Jędrzejowska, que a esa altura de su vida pesaba 20 kilos menos con respecto a sus años dorados, siguió jugando pero sólo lo hizo en su país hasta mediados de los 60 derrotando a adversarias que podían ser sus hijas (aunque fumaba compulsivamente y por las noches jugaba a las cartas y dormía muy poco). Siguió viviendo en un modesto y pequeño departamento y completaba sus ingresos trabajando como encargada de unas canchas de tenis. Un día abrieron una caja fuerte escondida en su viejo club y allí encontraron una medalla que le habían dado por ser finalista de Wimbledon y un brazalete con esmeraldas que le había regalado Gustavo V. Fue su última alegría con el tenis. Falleció en 1980 en Katowice y fue enterrada en el cementerio Rakowicki de Cracovia.

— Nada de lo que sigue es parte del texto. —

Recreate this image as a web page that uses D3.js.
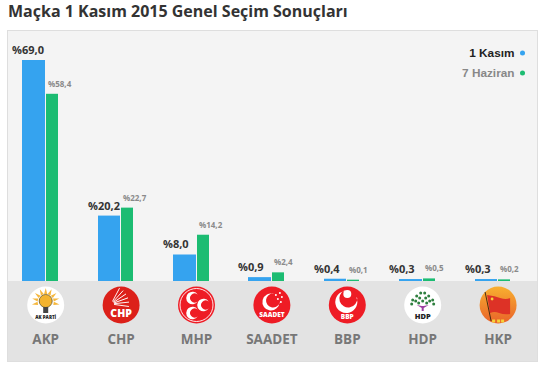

Alguna vez alguien le habrá contado la historia de Jedrzejowska a Swiatek. Y si Jedrzejowska aún viviera sabría del compromiso social de su compatriota, una de las primeras jugadoras del circuito que no dudó en apoyar desde el principio la causa ucraniana ante la invasión rusa. Los extremos siempre se unen. Siempre.